▸ **Supplied information**:
##########

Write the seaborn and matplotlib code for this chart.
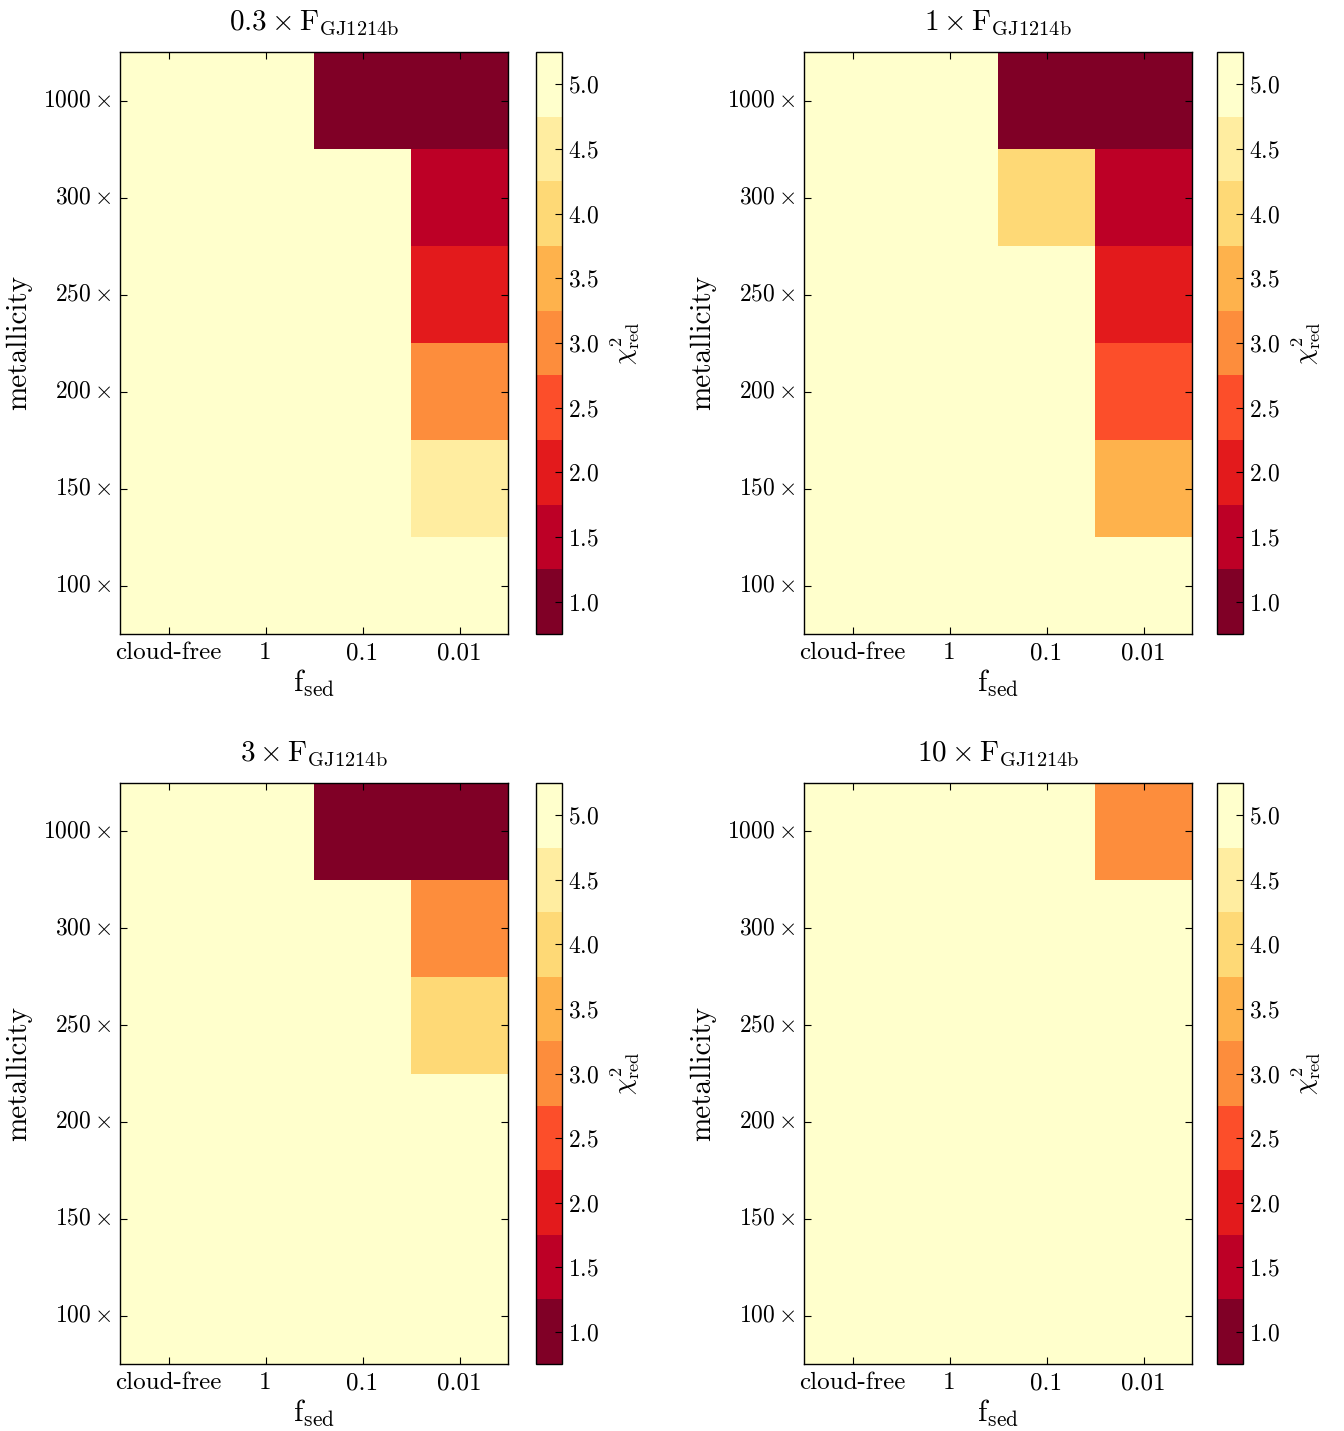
import numpy as np
import pandas as pd
import matplotlib
matplotlib.use("Agg")
import matplotlib.pyplot as plt
import seaborn as sns

plt.rcParams.update({
    "font.family": "serif",
    "font.serif": ["cmr10", "DejaVu Serif"],
    "mathtext.fontset": "cm",
    "axes.formatter.use_mathtext": True,
    "xtick.direction": "in",
    "ytick.direction": "in",
    "xtick.top": True,
    "ytick.right": True,
    "xtick.major.size": 5,
    "ytick.major.size": 5,
    "axes.linewidth": 1.0,
})

# ---- data ----
metallicity = ["1000", "300", "250", "200", "150", "100"]
fsed = ["cloud-free", "1", "0.1", "0.01"]
flux_labels = ["0.3", "1", "3", "10"]

chi_03 = [[5.0, 5.0, 1.0, 1.0],
          [5.0, 5.0, 5.0, 1.5],
          [5.0, 5.0, 5.0, 2.0],
          [5.0, 5.0, 5.0, 3.0],
          [5.0, 5.0, 5.0, 4.5],
          [5.0, 5.0, 5.0, 5.0]]
chi_1 = [[5.0, 5.0, 1.0, 1.0],
         [5.0, 5.0, 4.0, 1.5],
         [5.0, 5.0, 5.0, 2.0],
         [5.0, 5.0, 5.0, 2.5],
         [5.0, 5.0, 5.0, 3.5],
         [5.0, 5.0, 5.0, 5.0]]
chi_3 = [[5.0, 5.0, 1.0, 1.0],
         [5.0, 5.0, 5.0, 3.0],
         [5.0, 5.0, 5.0, 4.0],
         [5.0, 5.0, 5.0, 5.0],
         [5.0, 5.0, 5.0, 5.0],
         [5.0, 5.0, 5.0, 5.0]]
chi_10 = [[5.0, 5.0, 5.0, 3.0],
          [5.0, 5.0, 5.0, 5.0],
          [5.0, 5.0, 5.0, 5.0],
          [5.0, 5.0, 5.0, 5.0],
          [5.0, 5.0, 5.0, 5.0],
          [5.0, 5.0, 5.0, 5.0]]
cbar_ticks = [1.0, 1.5, 2.0, 2.5, 3.0, 3.5, 4.0, 4.5, 5.0]

panels = [chi_03, chi_1, chi_3, chi_10]

cmap = plt.get_cmap("YlOrRd_r", 9)

W, H = 1344, 1431
fig = plt.figure(figsize=(W / 100, H / 100), dpi=100)

def fx(px):
    return px / W

def fy(top, bottom):
    return 1 - bottom / H, (bottom - top) / H

ax_x = [120, 804]
cb_x = [536, 1217]
rows_y = [(52, 634), (783, 1364)]

for i, (vals, fl) in enumerate(zip(panels, flux_labels)):
    r, c = divmod(i, 2)
    b, h = fy(*rows_y[r])
    ax = fig.add_axes([fx(ax_x[c]), b, fx(388), h])
    cax = fig.add_axes([fx(cb_x[c]), b, fx(26), h])
    df = pd.DataFrame(vals, index=metallicity, columns=fsed)
    sns.heatmap(df, ax=ax, cbar_ax=cax, cmap=cmap, vmin=0.75, vmax=5.25,
                linewidths=0)
    for s in ax.spines.values():
        s.set_visible(True)
        s.set_linewidth(1.0)
        s.set_color("black")
    ax.set_yticklabels([r"$%s\times$" % m for m in metallicity], rotation=0,
                       fontsize=17)
    ax.set_xticklabels(fsed, rotation=0, fontsize=18)
    ax.tick_params(axis="both", which="major", direction="in", length=5,
                   top=True, right=True, pad=6)
    ax.set_xlabel(r"$\mathrm{f_{sed}}$", fontsize=22, labelpad=2)
    ax.set_ylabel("metallicity", fontsize=21, labelpad=8)
    ax.set_title(r"$%s\times\mathrm{F_{GJ1214b}}$" % fl, fontsize=21, pad=16)
    cb = ax.collections[0].colorbar
    cb.outline.set_linewidth(1.0)
    cb.outline.set_edgecolor("black")
    cb.set_ticks(cbar_ticks)
    cb.ax.tick_params(labelsize=17, direction="in", length=5, pad=4)
    cb.set_label(r"$\chi^2_{\rm red}$", fontsize=19, labelpad=7)

fig.savefig("out.png", dpi=100)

##########

▸ **Exercise**:
Every line above should be returned exactly; the pictures stay out.

▸ **Answer to the task**:
Write the seaborn and matplotlib code for this chart.
import numpy as np
import pandas as pd
import matplotlib
matplotlib.use("Agg")
import matplotlib.pyplot as plt
import seaborn as sns

plt.rcParams.update({
    "font.family": "serif",
    "font.serif": ["cmr10", "DejaVu Serif"],
    "mathtext.fontset": "cm",
    "axes.formatter.use_mathtext": True,
    "xtick.direction": "in",
    "ytick.direction": "in",
    "xtick.top": True,
    "ytick.right": True,
    "xtick.major.size": 5,
    "ytick.major.size": 5,
    "axes.linewidth": 1.0,
})

# ---- data ----
metallicity = ["1000", "300", "250", "200", "150", "100"]
fsed = ["cloud-free", "1", "0.1", "0.01"]
flux_labels = ["0.3", "1", "3", "10"]

chi_03 = [[5.0, 5.0, 1.0, 1.0],
          [5.0, 5.0, 5.0, 1.5],
          [5.0, 5.0, 5.0, 2.0],
          [5.0, 5.0, 5.0, 3.0],
          [5.0, 5.0, 5.0, 4.5],
          [5.0, 5.0, 5.0, 5.0]]
chi_1 = [[5.0, 5.0, 1.0, 1.0],
         [5.0, 5.0, 4.0, 1.5],
         [5.0, 5.0, 5.0, 2.0],
         [5.0, 5.0, 5.0, 2.5],
         [5.0, 5.0, 5.0, 3.5],
         [5.0, 5.0, 5.0, 5.0]]
chi_3 = [[5.0, 5.0, 1.0, 1.0],
         [5.0, 5.0, 5.0, 3.0],
         [5.0, 5.0, 5.0, 4.0],
         [5.0, 5.0, 5.0, 5.0],
         [5.0, 5.0, 5.0, 5.0],
         [5.0, 5.0, 5.0, 5.0]]
chi_10 = [[5.0, 5.0, 5.0, 3.0],
          [5.0, 5.0, 5.0, 5.0],
          [5.0, 5.0, 5.0, 5.0],
          [5.0, 5.0, 5.0, 5.0],
          [5.0, 5.0, 5.0, 5.0],
          [5.0, 5.0, 5.0, 5.0]]
cbar_ticks = [1.0, 1.5, 2.0, 2.5, 3.0, 3.5, 4.0, 4.5, 5.0]

panels = [chi_03, chi_1, chi_3, chi_10]

cmap = plt.get_cmap("YlOrRd_r", 9)

W, H = 1344, 1431
fig = plt.figure(figsize=(W / 100, H / 100), dpi=100)

def fx(px):
    return px / W

def fy(top, bottom):
    return 1 - bottom / H, (bottom - top) / H

ax_x = [120, 804]
cb_x = [536, 1217]
rows_y = [(52, 634), (783, 1364)]

for i, (vals, fl) in enumerate(zip(panels, flux_labels)):
    r, c = divmod(i, 2)
    b, h = fy(*rows_y[r])
    ax = fig.add_axes([fx(ax_x[c]), b, fx(388), h])
    cax = fig.add_axes([fx(cb_x[c]), b, fx(26), h])
    df = pd.DataFrame(vals, index=metallicity, columns=fsed)
    sns.heatmap(df, ax=ax, cbar_ax=cax, cmap=cmap, vmin=0.75, vmax=5.25,
                linewidths=0)
    for s in ax.spines.values():
        s.set_visible(True)
        s.set_linewidth(1.0)
        s.set_color("black")
    ax.set_yticklabels([r"$%s\times$" % m for m in metallicity], rotation=0,
                       fontsize=17)
    ax.set_xticklabels(fsed, rotation=0, fontsize=18)
    ax.tick_params(axis="both", which="major", direction="in", length=5,
                   top=True, right=True, pad=6)
    ax.set_xlabel(r"$\mathrm{f_{sed}}$", fontsize=22, labelpad=2)
    ax.set_ylabel("metallicity", fontsize=21, labelpad=8)
    ax.set_title(r"$%s\times\mathrm{F_{GJ1214b}}$" % fl, fontsize=21, pad=16)
    cb = ax.collections[0].colorbar
    cb.outline.set_linewidth(1.0)
    cb.outline.set_edgecolor("black")
    cb.set_ticks(cbar_ticks)
    cb.ax.tick_params(labelsize=17, direction="in", length=5, pad=4)
    cb.set_label(r"$\chi^2_{\rm red}$", fontsize=19, labelpad=7)

fig.savefig("out.png", dpi=100)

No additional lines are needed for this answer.